begin
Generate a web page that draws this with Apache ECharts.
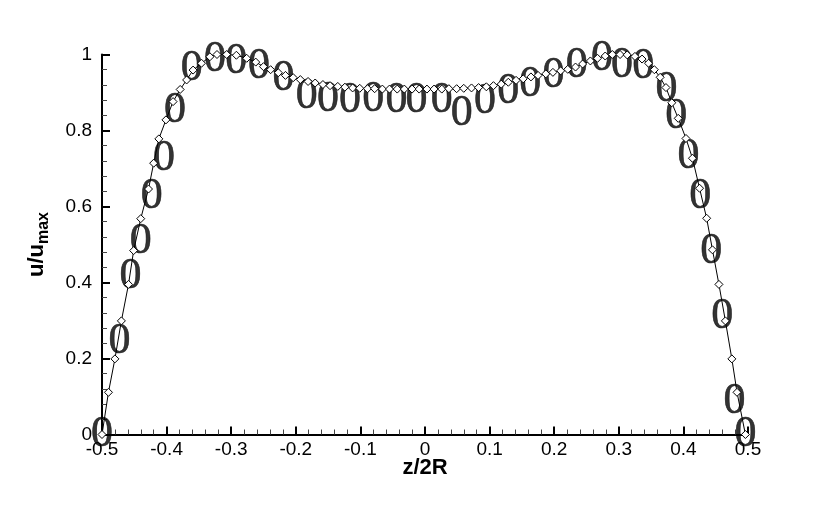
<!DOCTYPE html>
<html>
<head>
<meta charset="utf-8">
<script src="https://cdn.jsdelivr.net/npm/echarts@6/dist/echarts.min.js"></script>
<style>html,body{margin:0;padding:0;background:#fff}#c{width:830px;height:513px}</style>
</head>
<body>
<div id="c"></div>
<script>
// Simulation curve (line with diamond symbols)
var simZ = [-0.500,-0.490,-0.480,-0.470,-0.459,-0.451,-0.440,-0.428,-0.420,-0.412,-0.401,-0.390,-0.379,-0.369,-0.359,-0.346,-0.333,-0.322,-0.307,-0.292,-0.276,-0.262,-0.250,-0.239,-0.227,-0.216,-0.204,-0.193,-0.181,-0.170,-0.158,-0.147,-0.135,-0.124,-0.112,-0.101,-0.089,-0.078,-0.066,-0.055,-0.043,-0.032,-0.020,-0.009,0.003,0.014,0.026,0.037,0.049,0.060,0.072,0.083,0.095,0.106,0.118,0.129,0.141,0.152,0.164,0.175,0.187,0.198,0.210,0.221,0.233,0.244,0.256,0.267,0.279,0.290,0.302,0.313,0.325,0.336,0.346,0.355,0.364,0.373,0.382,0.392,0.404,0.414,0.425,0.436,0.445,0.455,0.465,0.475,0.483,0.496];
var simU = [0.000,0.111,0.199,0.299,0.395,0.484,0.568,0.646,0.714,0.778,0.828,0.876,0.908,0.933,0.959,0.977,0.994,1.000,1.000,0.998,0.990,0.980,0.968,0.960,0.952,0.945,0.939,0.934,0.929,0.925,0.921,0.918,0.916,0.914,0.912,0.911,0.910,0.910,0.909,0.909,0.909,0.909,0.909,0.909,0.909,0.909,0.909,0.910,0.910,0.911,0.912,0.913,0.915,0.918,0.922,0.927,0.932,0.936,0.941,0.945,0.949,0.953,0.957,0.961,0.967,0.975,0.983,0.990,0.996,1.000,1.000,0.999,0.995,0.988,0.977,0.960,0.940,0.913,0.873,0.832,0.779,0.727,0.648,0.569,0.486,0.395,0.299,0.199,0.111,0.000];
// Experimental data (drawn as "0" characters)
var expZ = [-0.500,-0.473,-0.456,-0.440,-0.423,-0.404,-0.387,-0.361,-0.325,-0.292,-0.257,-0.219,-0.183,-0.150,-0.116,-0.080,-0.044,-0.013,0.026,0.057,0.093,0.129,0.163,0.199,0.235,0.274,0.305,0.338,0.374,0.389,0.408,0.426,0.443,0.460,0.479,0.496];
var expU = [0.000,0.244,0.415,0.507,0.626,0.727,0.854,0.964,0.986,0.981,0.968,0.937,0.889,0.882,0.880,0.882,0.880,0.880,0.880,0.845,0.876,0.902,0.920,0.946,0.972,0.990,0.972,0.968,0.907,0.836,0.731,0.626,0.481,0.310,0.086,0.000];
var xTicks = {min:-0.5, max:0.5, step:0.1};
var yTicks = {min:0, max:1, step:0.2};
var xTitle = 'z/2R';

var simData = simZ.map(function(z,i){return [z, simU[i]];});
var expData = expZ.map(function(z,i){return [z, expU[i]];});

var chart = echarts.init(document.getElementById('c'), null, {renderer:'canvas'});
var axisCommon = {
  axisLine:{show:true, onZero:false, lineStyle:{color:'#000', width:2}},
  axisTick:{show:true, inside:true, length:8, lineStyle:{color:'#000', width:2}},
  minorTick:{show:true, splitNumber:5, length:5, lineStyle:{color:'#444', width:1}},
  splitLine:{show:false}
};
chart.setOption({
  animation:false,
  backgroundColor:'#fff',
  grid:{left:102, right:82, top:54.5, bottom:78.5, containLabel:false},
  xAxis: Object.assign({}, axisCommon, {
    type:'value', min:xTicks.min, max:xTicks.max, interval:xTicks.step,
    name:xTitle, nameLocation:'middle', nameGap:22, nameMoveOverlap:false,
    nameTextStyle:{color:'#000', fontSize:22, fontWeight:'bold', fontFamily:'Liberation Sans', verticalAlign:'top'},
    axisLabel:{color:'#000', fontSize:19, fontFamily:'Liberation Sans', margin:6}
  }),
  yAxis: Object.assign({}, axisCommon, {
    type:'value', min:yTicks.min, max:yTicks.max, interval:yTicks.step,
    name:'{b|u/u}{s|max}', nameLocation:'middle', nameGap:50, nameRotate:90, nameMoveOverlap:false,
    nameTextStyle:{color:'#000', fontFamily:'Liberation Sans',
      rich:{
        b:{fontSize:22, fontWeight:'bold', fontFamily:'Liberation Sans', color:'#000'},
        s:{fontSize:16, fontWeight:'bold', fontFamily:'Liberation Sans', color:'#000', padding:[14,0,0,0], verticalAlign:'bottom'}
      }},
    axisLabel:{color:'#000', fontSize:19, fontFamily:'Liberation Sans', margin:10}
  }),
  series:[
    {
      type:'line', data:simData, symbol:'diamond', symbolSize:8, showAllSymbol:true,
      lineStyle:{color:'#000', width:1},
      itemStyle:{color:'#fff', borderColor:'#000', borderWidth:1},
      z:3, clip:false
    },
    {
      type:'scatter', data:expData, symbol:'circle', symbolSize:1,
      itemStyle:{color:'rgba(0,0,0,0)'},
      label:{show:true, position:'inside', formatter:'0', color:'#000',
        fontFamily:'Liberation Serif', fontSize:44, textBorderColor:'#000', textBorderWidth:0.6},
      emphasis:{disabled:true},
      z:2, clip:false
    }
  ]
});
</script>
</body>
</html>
end
Work to be completed: Repeat the material above verbatim. Leave the pictures behind.

Completed task:
Generate a web page that draws this with Apache ECharts.
<!DOCTYPE html>
<html>
<head>
<meta charset="utf-8">
<script src="https://cdn.jsdelivr.net/npm/echarts@6/dist/echarts.min.js"></script>
<style>html,body{margin:0;padding:0;background:#fff}#c{width:830px;height:513px}</style>
</head>
<body>
<div id="c"></div>
<script>
// Simulation curve (line with diamond symbols)
var simZ = [-0.500,-0.490,-0.480,-0.470,-0.459,-0.451,-0.440,-0.428,-0.420,-0.412,-0.401,-0.390,-0.379,-0.369,-0.359,-0.346,-0.333,-0.322,-0.307,-0.292,-0.276,-0.262,-0.250,-0.239,-0.227,-0.216,-0.204,-0.193,-0.181,-0.170,-0.158,-0.147,-0.135,-0.124,-0.112,-0.101,-0.089,-0.078,-0.066,-0.055,-0.043,-0.032,-0.020,-0.009,0.003,0.014,0.026,0.037,0.049,0.060,0.072,0.083,0.095,0.106,0.118,0.129,0.141,0.152,0.164,0.175,0.187,0.198,0.210,0.221,0.233,0.244,0.256,0.267,0.279,0.290,0.302,0.313,0.325,0.336,0.346,0.355,0.364,0.373,0.382,0.392,0.404,0.414,0.425,0.436,0.445,0.455,0.465,0.475,0.483,0.496];
var simU = [0.000,0.111,0.199,0.299,0.395,0.484,0.568,0.646,0.714,0.778,0.828,0.876,0.908,0.933,0.959,0.977,0.994,1.000,1.000,0.998,0.990,0.980,0.968,0.960,0.952,0.945,0.939,0.934,0.929,0.925,0.921,0.918,0.916,0.914,0.912,0.911,0.910,0.910,0.909,0.909,0.909,0.909,0.909,0.909,0.909,0.909,0.909,0.910,0.910,0.911,0.912,0.913,0.915,0.918,0.922,0.927,0.932,0.936,0.941,0.945,0.949,0.953,0.957,0.961,0.967,0.975,0.983,0.990,0.996,1.000,1.000,0.999,0.995,0.988,0.977,0.960,0.940,0.913,0.873,0.832,0.779,0.727,0.648,0.569,0.486,0.395,0.299,0.199,0.111,0.000];
// Experimental data (drawn as "0" characters)
var expZ = [-0.500,-0.473,-0.456,-0.440,-0.423,-0.404,-0.387,-0.361,-0.325,-0.292,-0.257,-0.219,-0.183,-0.150,-0.116,-0.080,-0.044,-0.013,0.026,0.057,0.093,0.129,0.163,0.199,0.235,0.274,0.305,0.338,0.374,0.389,0.408,0.426,0.443,0.460,0.479,0.496];
var expU = [0.000,0.244,0.415,0.507,0.626,0.727,0.854,0.964,0.986,0.981,0.968,0.937,0.889,0.882,0.880,0.882,0.880,0.880,0.880,0.845,0.876,0.902,0.920,0.946,0.972,0.990,0.972,0.968,0.907,0.836,0.731,0.626,0.481,0.310,0.086,0.000];
var xTicks = {min:-0.5, max:0.5, step:0.1};
var yTicks = {min:0, max:1, step:0.2};
var xTitle = 'z/2R';

var simData = simZ.map(function(z,i){return [z, simU[i]];});
var expData = expZ.map(function(z,i){return [z, expU[i]];});

var chart = echarts.init(document.getElementById('c'), null, {renderer:'canvas'});
var axisCommon = {
  axisLine:{show:true, onZero:false, lineStyle:{color:'#000', width:2}},
  axisTick:{show:true, inside:true, length:8, lineStyle:{color:'#000', width:2}},
  minorTick:{show:true, splitNumber:5, length:5, lineStyle:{color:'#444', width:1}},
  splitLine:{show:false}
};
chart.setOption({
  animation:false,
  backgroundColor:'#fff',
  grid:{left:102, right:82, top:54.5, bottom:78.5, containLabel:false},
  xAxis: Object.assign({}, axisCommon, {
    type:'value', min:xTicks.min, max:xTicks.max, interval:xTicks.step,
    name:xTitle, nameLocation:'middle', nameGap:22, nameMoveOverlap:false,
    nameTextStyle:{color:'#000', fontSize:22, fontWeight:'bold', fontFamily:'Liberation Sans', verticalAlign:'top'},
    axisLabel:{color:'#000', fontSize:19, fontFamily:'Liberation Sans', margin:6}
  }),
  yAxis: Object.assign({}, axisCommon, {
    type:'value', min:yTicks.min, max:yTicks.max, interval:yTicks.step,
    name:'{b|u/u}{s|max}', nameLocation:'middle', nameGap:50, nameRotate:90, nameMoveOverlap:false,
    nameTextStyle:{color:'#000', fontFamily:'Liberation Sans',
      rich:{
        b:{fontSize:22, fontWeight:'bold', fontFamily:'Liberation Sans', color:'#000'},
        s:{fontSize:16, fontWeight:'bold', fontFamily:'Liberation Sans', color:'#000', padding:[14,0,0,0], verticalAlign:'bottom'}
      }},
    axisLabel:{color:'#000', fontSize:19, fontFamily:'Liberation Sans', margin:10}
  }),
  series:[
    {
      type:'line', data:simData, symbol:'diamond', symbolSize:8, showAllSymbol:true,
      lineStyle:{color:'#000', width:1},
      itemStyle:{color:'#fff', borderColor:'#000', borderWidth:1},
      z:3, clip:false
    },
    {
      type:'scatter', data:expData, symbol:'circle', symbolSize:1,
      itemStyle:{color:'rgba(0,0,0,0)'},
      label:{show:true, position:'inside', formatter:'0', color:'#000',
        fontFamily:'Liberation Serif', fontSize:44, textBorderColor:'#000', textBorderWidth:0.6},
      emphasis:{disabled:true},
      z:2, clip:false
    }
  ]
});
</script>
</body>
</html>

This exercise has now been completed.